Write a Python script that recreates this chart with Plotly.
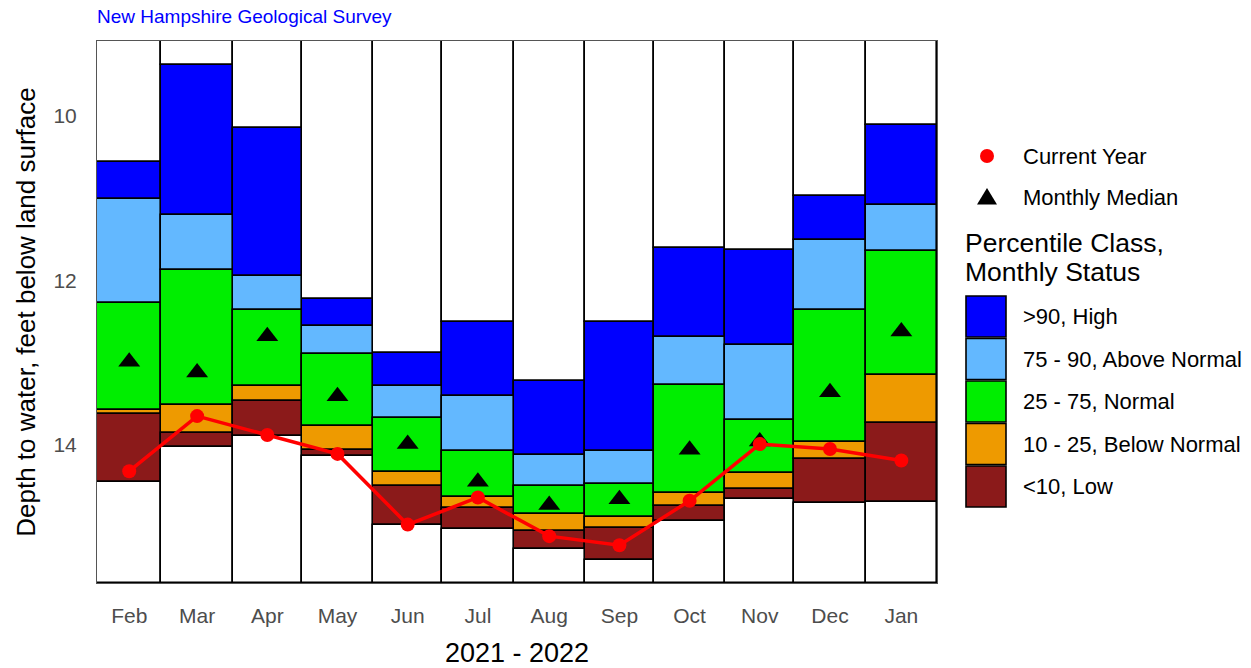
import calendar
import plotly.graph_objects as go

# ---------------- data ----------------
months = ["Feb", "Mar", "Apr", "May", "Jun", "Jul", "Aug", "Sep", "Oct", "Nov", "Dec", "Jan"]
month_years = [2021, 2021, 2021, 2021, 2021, 2021, 2021, 2021, 2021, 2021, 2021, 2022]
month_numbers = [2, 3, 4, 5, 6, 7, 8, 9, 10, 11, 12, 1]

# depth to water (ft below land surface) at percentile-class boundaries
record_shallow = [10.556, 9.38, 10.14, 12.225, 12.885, 12.51, 13.22, 12.50, 11.61, 11.63, 10.97, 10.11]
p90 = [11.013, 11.21, 11.945, 12.56, 13.28, 13.41, 14.12, 14.07, 12.69, 12.79, 11.51, 11.08]
p75 = [12.27, 11.87, 12.36, 12.90, 13.675, 14.08, 14.50, 14.47, 13.275, 13.70, 12.36, 11.64]
p25 = [13.574, 13.52, 13.28, 13.77, 14.33, 14.63, 14.84, 14.88, 14.58, 14.345, 13.97, 13.15]
p10 = [13.62, 13.86, 13.47, 14.06, 14.50, 14.77, 15.045, 15.01, 14.74, 14.535, 14.17, 13.74]
record_deep = [14.45, 14.03, 13.89, 14.13, 14.97, 15.02, 15.27, 15.40, 14.92, 14.66, 14.71, 14.70]

current_year = [14.32, 13.65, 13.88, 14.11, 14.97, 14.64, 15.11, 15.22, 14.68, 13.99, 14.05, 14.19]
monthly_median = [12.99, 13.12, 12.68, 13.41, 13.99, 14.45, 14.73, 14.66, 14.06, 13.96, 13.36, 12.62]

class_names = [">90, High", "75 - 90, Above Normal", "25 - 75, Normal",
               "10 - 25, Below Normal", "<10, Low"]
class_colors = ["#0000FF", "#63B8FF", "#00EE00", "#EE9A00", "#8B1A1A"]

# ---------------- layout constants ----------------
Y_TOP, Y_BOTTOM = 9.088, 15.68
W, H = 1251, 668
ML, MT = 97, 41
MR = W - 937
MB = H - 583
FONT = "Liberation Sans, Arial, sans-serif"

days = [calendar.monthrange(y, m)[1] for y, m in zip(month_years, month_numbers)]
starts = []
acc = 0
for d in days:
    starts.append(acc)
    acc += d
centers = [s + d / 2 for s, d in zip(starts, days)]
total_days = acc

fig = go.Figure()


def add_band(base, length, color, name):
    fig.add_trace(go.Bar(
        x=centers, y=length, base=base, width=days,
        marker=dict(color=color, line=dict(color="black", width=1.6)),
        name=name, showlegend=False, hoverinfo="skip",
    ))


# white region above record shallow depth
add_band([Y_TOP] * 12, [t - Y_TOP for t in record_shallow], "white", "above")
bounds = [record_shallow, p90, p75, p25, p10, record_deep]
for i in range(5):
    up, lo = bounds[i], bounds[i + 1]
    add_band(up, [b - a for a, b in zip(up, lo)], class_colors[i], class_names[i])
# white region below record deep
add_band(record_deep, [Y_BOTTOM - b for b in record_deep], "white", "below")

fig.add_trace(go.Scatter(
    x=centers, y=monthly_median, mode="markers", name="Monthly Median",
    marker=dict(symbol="triangle-up", size=19, color="black"),
    showlegend=False,
))
fig.add_trace(go.Scatter(
    x=centers, y=current_year, mode="lines+markers", name="Current Year",
    line=dict(color="#FF0000", width=3.5),
    marker=dict(size=14, color="#FF0000"),
    showlegend=False,
))

# ---------------- manual legend (pixel -> paper) ----------------
pw, ph = W - ML - MR, H - MT - MB


def px(xp):
    return (xp - ML) / pw


def py(yp):
    return (H - MB - yp) / ph


shapes = []
annotations = []

shapes.append(dict(type="circle", xref="paper", yref="paper", xsizemode="pixel", ysizemode="pixel",
                   xanchor=px(987), yanchor=py(156), x0=-7, x1=7, y0=-7, y1=7,
                   fillcolor="#FF0000", line=dict(width=0)))
shapes.append(dict(type="path", xref="paper", yref="paper", xsizemode="pixel", ysizemode="pixel",
                   xanchor=px(987), yanchor=py(197), path="M -10,-7.5 L 10,-7.5 L 0,9 Z",
                   fillcolor="black", line=dict(width=0)))
annotations.append(dict(text="Current Year", x=px(1021), y=py(156), xref="paper", yref="paper",
                        xanchor="left", yanchor="middle", showarrow=False,
                        font=dict(size=22, color="black", family=FONT)))
annotations.append(dict(text="Monthly Median", x=px(1021), y=py(198), xref="paper", yref="paper",
                        xanchor="left", yanchor="middle", showarrow=False,
                        font=dict(size=22, color="black", family=FONT)))
annotations.append(dict(text="Percentile Class,", x=px(963), y=py(243), xref="paper", yref="paper",
                        xanchor="left", yanchor="middle", showarrow=False,
                        font=dict(size=26.5, color="black", family=FONT)))
annotations.append(dict(text="Monthly Status", x=px(963), y=py(272), xref="paper", yref="paper",
                        xanchor="left", yanchor="middle", showarrow=False,
                        font=dict(size=26.5, color="black", family=FONT)))

box_tops = [296, 338.5, 381, 423.5, 466]
for i in range(5):
    t = box_tops[i]
    shapes.append(dict(type="rect", xref="paper", yref="paper",
                       x0=px(966), x1=px(1006), y0=py(t + 41), y1=py(t),
                       fillcolor=class_colors[i], line=dict(color="black", width=1.6)))
    annotations.append(dict(text=class_names[i], x=px(1021), y=py(t + 20.5), xref="paper", yref="paper",
                            xanchor="left", yanchor="middle", showarrow=False,
                            font=dict(size=22, color="black", family=FONT)))

annotations.append(dict(text="New Hampshire Geological Survey", x=px(95), y=py(17), xref="paper", yref="paper",
                        xanchor="left", yanchor="middle", showarrow=False,
                        font=dict(size=19, color="#0000FF", family=FONT)))

fig.update_layout(
    width=W, height=H,
    margin=dict(l=ML, r=MR, t=MT, b=MB),
    paper_bgcolor="white", plot_bgcolor="white",
    barmode="overlay", bargap=0,
    font=dict(family=FONT, color="black"),
    shapes=shapes, annotations=annotations,
    showlegend=False,
)
fig.update_xaxes(
    range=[0, total_days], tickmode="array", tickvals=centers, ticktext=months,
    showgrid=False, zeroline=False, showline=True, mirror=True, linecolor="#555555", linewidth=1,
    ticks="", ticklabelstandoff=14, automargin=False,
    tickfont=dict(size=21, color="#4D4D4D", family=FONT),
    title=dict(text="2021 - 2022", font=dict(size=27, color="black", family=FONT), standoff=24),
)
fig.update_yaxes(
    range=[Y_BOTTOM, Y_TOP], tickmode="array", tickvals=[10, 12, 14],
    showgrid=False, zeroline=False, showline=True, mirror=True, linecolor="#555555", linewidth=1,
    ticks="", ticklabelstandoff=15, automargin=False,
    tickfont=dict(size=21, color="#4D4D4D", family=FONT),
    title=dict(text="Depth to water, feet below land surface",
               font=dict(size=26, color="black", family=FONT), standoff=10),
)

fig.write_html("out.html", config={"displayModeBar": False},
               post_script="document.body.style.margin='0';document.body.style.overflow='hidden';")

**The exercise**
Leaving the pictures aside, transcribe the entire listing exactly.

**Result for this exercise**
Write a Python script that recreates this chart with Plotly.
import calendar
import plotly.graph_objects as go

# ---------------- data ----------------
months = ["Feb", "Mar", "Apr", "May", "Jun", "Jul", "Aug", "Sep", "Oct", "Nov", "Dec", "Jan"]
month_years = [2021, 2021, 2021, 2021, 2021, 2021, 2021, 2021, 2021, 2021, 2021, 2022]
month_numbers = [2, 3, 4, 5, 6, 7, 8, 9, 10, 11, 12, 1]

# depth to water (ft below land surface) at percentile-class boundaries
record_shallow = [10.556, 9.38, 10.14, 12.225, 12.885, 12.51, 13.22, 12.50, 11.61, 11.63, 10.97, 10.11]
p90 = [11.013, 11.21, 11.945, 12.56, 13.28, 13.41, 14.12, 14.07, 12.69, 12.79, 11.51, 11.08]
p75 = [12.27, 11.87, 12.36, 12.90, 13.675, 14.08, 14.50, 14.47, 13.275, 13.70, 12.36, 11.64]
p25 = [13.574, 13.52, 13.28, 13.77, 14.33, 14.63, 14.84, 14.88, 14.58, 14.345, 13.97, 13.15]
p10 = [13.62, 13.86, 13.47, 14.06, 14.50, 14.77, 15.045, 15.01, 14.74, 14.535, 14.17, 13.74]
record_deep = [14.45, 14.03, 13.89, 14.13, 14.97, 15.02, 15.27, 15.40, 14.92, 14.66, 14.71, 14.70]

current_year = [14.32, 13.65, 13.88, 14.11, 14.97, 14.64, 15.11, 15.22, 14.68, 13.99, 14.05, 14.19]
monthly_median = [12.99, 13.12, 12.68, 13.41, 13.99, 14.45, 14.73, 14.66, 14.06, 13.96, 13.36, 12.62]

class_names = [">90, High", "75 - 90, Above Normal", "25 - 75, Normal",
               "10 - 25, Below Normal", "<10, Low"]
class_colors = ["#0000FF", "#63B8FF", "#00EE00", "#EE9A00", "#8B1A1A"]

# ---------------- layout constants ----------------
Y_TOP, Y_BOTTOM = 9.088, 15.68
W, H = 1251, 668
ML, MT = 97, 41
MR = W - 937
MB = H - 583
FONT = "Liberation Sans, Arial, sans-serif"

days = [calendar.monthrange(y, m)[1] for y, m in zip(month_years, month_numbers)]
starts = []
acc = 0
for d in days:
    starts.append(acc)
    acc += d
centers = [s + d / 2 for s, d in zip(starts, days)]
total_days = acc

fig = go.Figure()


def add_band(base, length, color, name):
    fig.add_trace(go.Bar(
        x=centers, y=length, base=base, width=days,
        marker=dict(color=color, line=dict(color="black", width=1.6)),
        name=name, showlegend=False, hoverinfo="skip",
    ))


# white region above record shallow depth
add_band([Y_TOP] * 12, [t - Y_TOP for t in record_shallow], "white", "above")
bounds = [record_shallow, p90, p75, p25, p10, record_deep]
for i in range(5):
    up, lo = bounds[i], bounds[i + 1]
    add_band(up, [b - a for a, b in zip(up, lo)], class_colors[i], class_names[i])
# white region below record deep
add_band(record_deep, [Y_BOTTOM - b for b in record_deep], "white", "below")

fig.add_trace(go.Scatter(
    x=centers, y=monthly_median, mode="markers", name="Monthly Median",
    marker=dict(symbol="triangle-up", size=19, color="black"),
    showlegend=False,
))
fig.add_trace(go.Scatter(
    x=centers, y=current_year, mode="lines+markers", name="Current Year",
    line=dict(color="#FF0000", width=3.5),
    marker=dict(size=14, color="#FF0000"),
    showlegend=False,
))

# ---------------- manual legend (pixel -> paper) ----------------
pw, ph = W - ML - MR, H - MT - MB


def px(xp):
    return (xp - ML) / pw


def py(yp):
    return (H - MB - yp) / ph


shapes = []
annotations = []

shapes.append(dict(type="circle", xref="paper", yref="paper", xsizemode="pixel", ysizemode="pixel",
                   xanchor=px(987), yanchor=py(156), x0=-7, x1=7, y0=-7, y1=7,
                   fillcolor="#FF0000", line=dict(width=0)))
shapes.append(dict(type="path", xref="paper", yref="paper", xsizemode="pixel", ysizemode="pixel",
                   xanchor=px(987), yanchor=py(197), path="M -10,-7.5 L 10,-7.5 L 0,9 Z",
                   fillcolor="black", line=dict(width=0)))
annotations.append(dict(text="Current Year", x=px(1021), y=py(156), xref="paper", yref="paper",
                        xanchor="left", yanchor="middle", showarrow=False,
                        font=dict(size=22, color="black", family=FONT)))
annotations.append(dict(text="Monthly Median", x=px(1021), y=py(198), xref="paper", yref="paper",
                        xanchor="left", yanchor="middle", showarrow=False,
                        font=dict(size=22, color="black", family=FONT)))
annotations.append(dict(text="Percentile Class,", x=px(963), y=py(243), xref="paper", yref="paper",
                        xanchor="left", yanchor="middle", showarrow=False,
                        font=dict(size=26.5, color="black", family=FONT)))
annotations.append(dict(text="Monthly Status", x=px(963), y=py(272), xref="paper", yref="paper",
                        xanchor="left", yanchor="middle", showarrow=False,
                        font=dict(size=26.5, color="black", family=FONT)))

box_tops = [296, 338.5, 381, 423.5, 466]
for i in range(5):
    t = box_tops[i]
    shapes.append(dict(type="rect", xref="paper", yref="paper",
                       x0=px(966), x1=px(1006), y0=py(t + 41), y1=py(t),
                       fillcolor=class_colors[i], line=dict(color="black", width=1.6)))
    annotations.append(dict(text=class_names[i], x=px(1021), y=py(t + 20.5), xref="paper", yref="paper",
                            xanchor="left", yanchor="middle", showarrow=False,
                            font=dict(size=22, color="black", family=FONT)))

annotations.append(dict(text="New Hampshire Geological Survey", x=px(95), y=py(17), xref="paper", yref="paper",
                        xanchor="left", yanchor="middle", showarrow=False,
                        font=dict(size=19, color="#0000FF", family=FONT)))

fig.update_layout(
    width=W, height=H,
    margin=dict(l=ML, r=MR, t=MT, b=MB),
    paper_bgcolor="white", plot_bgcolor="white",
    barmode="overlay", bargap=0,
    font=dict(family=FONT, color="black"),
    shapes=shapes, annotations=annotations,
    showlegend=False,
)
fig.update_xaxes(
    range=[0, total_days], tickmode="array", tickvals=centers, ticktext=months,
    showgrid=False, zeroline=False, showline=True, mirror=True, linecolor="#555555", linewidth=1,
    ticks="", ticklabelstandoff=14, automargin=False,
    tickfont=dict(size=21, color="#4D4D4D", family=FONT),
    title=dict(text="2021 - 2022", font=dict(size=27, color="black", family=FONT), standoff=24),
)
fig.update_yaxes(
    range=[Y_BOTTOM, Y_TOP], tickmode="array", tickvals=[10, 12, 14],
    showgrid=False, zeroline=False, showline=True, mirror=True, linecolor="#555555", linewidth=1,
    ticks="", ticklabelstandoff=15, automargin=False,
    tickfont=dict(size=21, color="#4D4D4D", family=FONT),
    title=dict(text="Depth to water, feet below land surface",
               font=dict(size=26, color="black", family=FONT), standoff=10),
)

fig.write_html("out.html", config={"displayModeBar": False},
               post_script="document.body.style.margin='0';document.body.style.overflow='hidden';")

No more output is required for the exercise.